Na última lição de seu curso, J.-A. Miller deixa formulada a oposição
entre “gozo absoluto”, que segundo ele, Lacan não trata no Seminário
16, e o mais-de-gozar. O gozo absoluto está “além do desejo, é excessivamente
intenso”, sendo sua “determinação essencial, a exclusão do simbólico em
razão de sua infinitude”. Já o mais-de-gozar é o modo de Lacan “isolar
uma unidade de gozo”. Portanto, o contraste é entre o infinito do gozo
e a unidade de gozo. Manejar o gozo como unidade é explorado por Lacan
mediante a aposta de Pascal, em que: o “um de uma vida, a unidade de gozo
de uma vida, é jogado ante o infinito”. Lacan se serve de Fibonacci para
esclarecer a “incomensurabilidade entre 1 e objeto a” com o número
de ouro, o que passa despercebido na aposta de Pascal. Se tomarmos a
proporção entre dois termos da série obteremos como resultado o número
de ouro que Lacan faz equivaler ao objeto a.

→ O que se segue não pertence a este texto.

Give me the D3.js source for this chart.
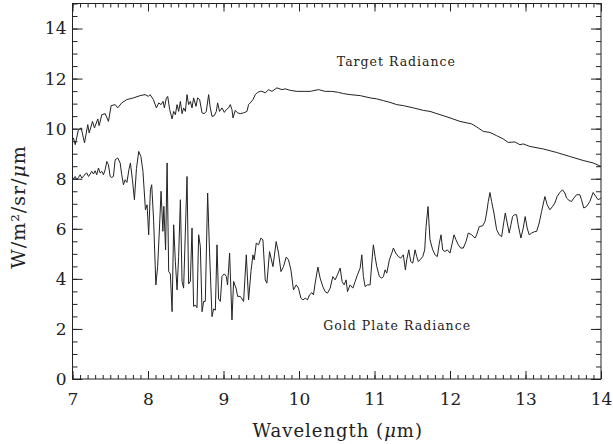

Com essa argumentação, J.-A. Miller propõe uma referência para a seguinte
frase que extrai da página 211, e que considera esclarecer em parte a
página 13 do Seminário 16: “as coisas podem ir assim tão longe
que interrogam o efeito (l’effet) de pensamento”. J.-A. Miller
entende que é essa suspeição do efeito do pensamento que anima a página
13, assim como o conjunto do Seminário 16, e conclui com ela seu
curso.
1Membro
da Escola Brasileira de Psicanálise – EBP.
2Miller,
J.-A.- Illuminations profanes (2005-2006). Curso de Orientação
Lacaniana III, 8. Inédito.
3Lacan,
J.- Le Séminaire livre XVI: D’un Autre à l’autre.

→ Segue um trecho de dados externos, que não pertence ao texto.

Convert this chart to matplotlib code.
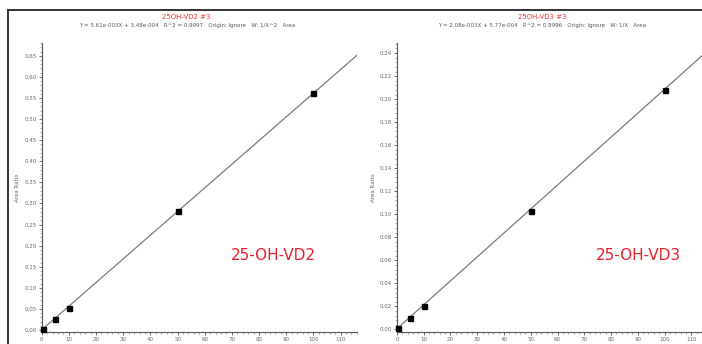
import numpy as np
import matplotlib.pyplot as plt
from matplotlib.lines import Line2D
from matplotlib.ticker import MultipleLocator

# calibration levels (ng/mL) and measured area ratios
conc = [0.5, 5, 10, 50, 100]
ratio_vd2 = [0.003, 0.025, 0.051, 0.281, 0.562]
ratio_vd3 = [0.0015, 0.0095, 0.0205, 0.103, 0.208]

# fitted curves
slope_vd2, icpt_vd2 = 5.61e-3, 3.48e-4
slope_vd3, icpt_vd3 = 2.08e-3, 5.77e-4

titles = ["25OH-VD2 #3", "25OH-VD3 #3"]
equations = ["Y = 5.61e-003X + 3.48e-004   R^2 = 0.9997   Origin: Ignore   W: 1/X^2   Area",
             "Y = 2.08e-003X + 5.77e-004   R^2 = 0.9996   Origin: Ignore   W: 1/X   Area"]
names = ["25-OH-VD2", "25-OH-VD3"]

fig = plt.figure(figsize=(7.02, 3.44), dpi=100)

# outer frame around both plots
fig.add_artist(Line2D([0.0114, 1.0], [0.971, 0.971], color="#333333", lw=1.4))
fig.add_artist(Line2D([0.0114, 0.0114], [0.0, 0.971], color="#333333", lw=1.4))

ax1 = fig.add_axes([0.0594, 0.0358, 0.449, 0.840])
ax2 = fig.add_axes([0.5655, 0.0358, 0.4345, 0.840])

setups = [
    (ax1, ratio_vd2, slope_vd2, icpt_vd2, (0, 116), (-0.004, 0.681), 0.05, 0.01, 0.46, 0.60),
    (ax2, ratio_vd3, slope_vd3, icpt_vd3, (0, 114), (-0.002, 0.249), 0.02, 0.004, 0.475, 0.653),
]

for i, (ax, ratio, m, b, xl, yl, ymaj, ymin, tx, nx) in enumerate(setups):
    xs = np.array(xl)
    ax.plot(xs, m * xs + b, color="#7a7a7a", lw=0.9, zorder=2)
    ax.plot(conc, ratio, "s", color="black", ms=3.6, zorder=3, clip_on=False)
    ax.set_xlim(xl)
    ax.set_ylim(yl)
    ax.xaxis.set_major_locator(MultipleLocator(10))
    ax.xaxis.set_minor_locator(MultipleLocator(2))
    ax.yaxis.set_major_locator(MultipleLocator(ymaj))
    ax.yaxis.set_minor_locator(MultipleLocator(ymin))
    ax.yaxis.set_major_formatter(plt.FuncFormatter(lambda v, p: f"{v:.2f}"))
    ax.spines["top"].set_visible(False)
    ax.spines["right"].set_visible(False)
    for s in ["left", "bottom"]:
        ax.spines[s].set_color("#555555")
        ax.spines[s].set_linewidth(0.8)
    ax.tick_params(which="major", length=2.5, width=0.6, labelsize=4, pad=1,
                   colors="#555555", labelcolor="#666666")
    ax.tick_params(which="minor", length=1.5, width=0.5, colors="#888888")
    ax.set_ylabel("Area Ratio", fontsize=4, color="#666666", labelpad=3)
    ax.text(tx, 1.089, titles[i], transform=ax.transAxes, ha="center", va="center",
            fontsize=5, color="#ee3333")
    ax.text(tx, 1.058, equations[i], transform=ax.transAxes, ha="center", va="center",
            fontsize=4, color="#555555")
    ax.text(nx, 0.265, names[i], transform=ax.transAxes,
            ha="left", va="center", fontsize=11, color="#e8202a")

plt.savefig("out.png", dpi=100)
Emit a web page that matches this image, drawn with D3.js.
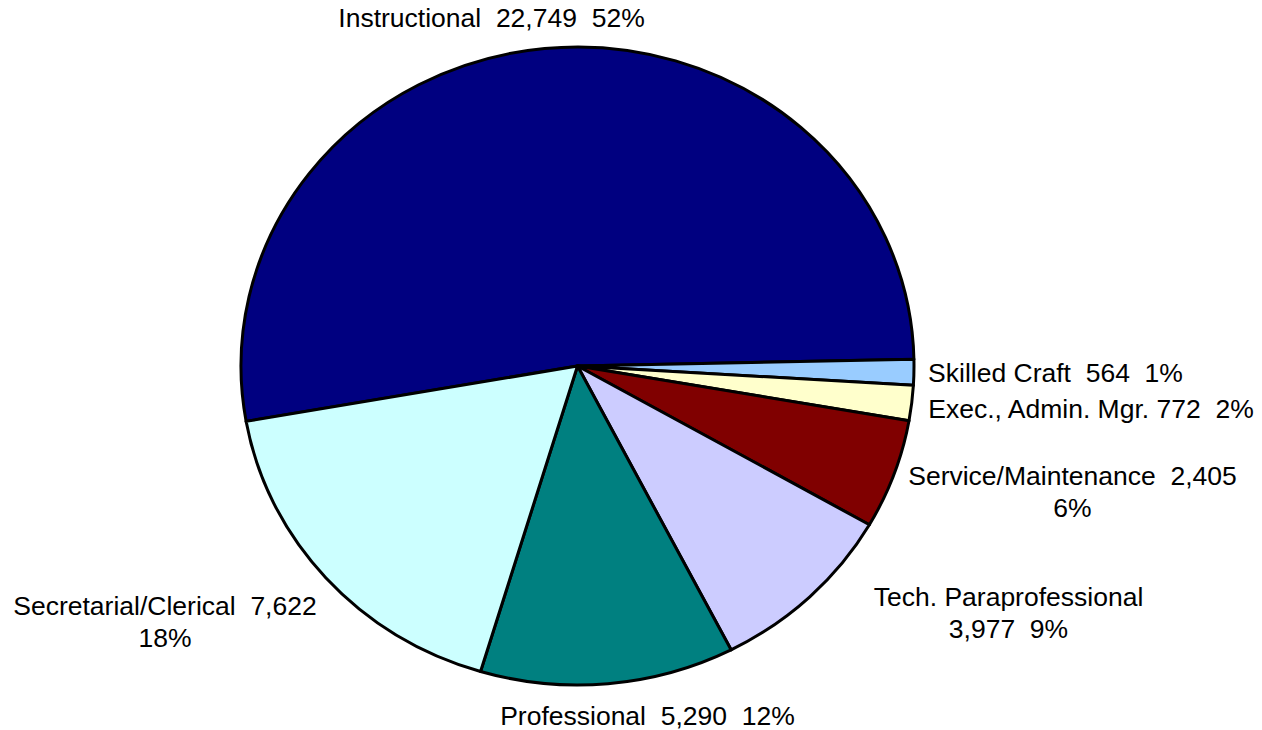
<!DOCTYPE html>
<html>
<head>
<meta charset="utf-8">
<script src="https://cdn.jsdelivr.net/npm/d3@7"></script>
<style>
  html, body { margin: 0; padding: 0; background: #ffffff; }
  svg { display: block; }
  text { font-family: "Liberation Sans", Arial, sans-serif; font-size: 26.5px; fill: #000; white-space: pre; }
</style>
</head>
<body>
<svg id="chart" width="1262" height="730"></svg>
<script>
// Data (clockwise order as drawn)
const categories = ["Instructional", "Skilled Craft", "Exec., Admin. Mgr.", "Service/Maintenance", "Tech. Paraprofessional", "Professional", "Secretarial/Clerical"];
const values = [22749, 564, 772, 2405, 3977, 5290, 7622];
const colors = ["#000080", "#99CCFF", "#FFFFCC", "#800000", "#CCCCFF", "#008080", "#CCFFFF"];
// separator between name and value, and where the label wraps
const nameSep = ["  ", "  ", " ", "  ", "\n", "  ", "  "];
const valueSep = ["  ", "  ", "  ", "\n", "  ", "  ", "\n"];

// Layout
const W = 1262, H = 730;
const cx = 577.5, cy = 366, rx = 336.5, ry = 319;
const startDeg = -100;
// label anchors (text centre x, first baseline y)
const labelPos = [[491.5, 27], [1055.5, 382], [1091, 418], [1072.5, 485], [1008.5, 606], [647.5, 725], [165, 615]];
const lineGap = 32;

const svg = d3.select("#chart");
const total = d3.sum(values);
const fmt = d3.format(",");

const pie = d3.pie().sort(null).value(d => d)
  .startAngle(startDeg * Math.PI / 180)
  .endAngle(startDeg * Math.PI / 180 + 2 * Math.PI);
const arc = d3.arc().innerRadius(0).outerRadius(rx);

const g = svg.append("g")
  .attr("transform", `translate(${cx},${cy}) scale(1,${ry / rx})`);

g.selectAll("path")
  .data(pie(values))
  .join("path")
  .attr("d", arc)
  .attr("fill", (d, i) => colors[i])
  .attr("stroke", "#000")
  .attr("stroke-width", 3)
  .attr("stroke-linejoin", "round")
  .attr("vector-effect", "non-scaling-stroke");

const labels = svg.append("g");
categories.forEach((name, i) => {
  const pct = Math.round(values[i] / total * 100) + "%";
  const full = name + nameSep[i] + fmt(values[i]) + valueSep[i] + pct;
  const lines = full.split("\n");
  const t = labels.append("text")
    .attr("x", labelPos[i][0])
    .attr("y", labelPos[i][1])
    .attr("text-anchor", "middle");
  lines.forEach((ln, j) => {
    t.append("tspan")
      .attr("x", labelPos[i][0])
      .attr("y", labelPos[i][1] + j * lineGap)
      .text(ln);
  });
});
</script>
</body>
</html>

(1968-1969). Paris: Seuil, 2006.
4Borges,
J.- ‘Tlön, Uqbar, Orbis Tertius’ (1944). In: Ficciones.
Buenos Aires: Emece, 1985.
5Lacan, J.- O seminário, livro 10:
A angústia (1962-1963). Rio de Janeiro: Jorge Zahar, 2005.
6Lacan,
J.- O seminário, livro 20: Mais, ainda (1972-1973). Rio de Janeiro:
Jorge Zahar,1985.
7Lacan,
J.- “Subversão do sujeito e dialética do desejo no
inconsciente freudiano” (1960). In: Escritos. Rio de Janeiro: Jorge
Zahar, 1998.
8Pascal,
B.- Da necessidade da aposta (1670). In: Pensadores. São Paulo:
Abril Cultural, 1973.
9Lacan. J.- O seminário, livro 7:
A ética da psicanálise (1959-1960). Rio de Janeiro: Jorge Zahar, 1988.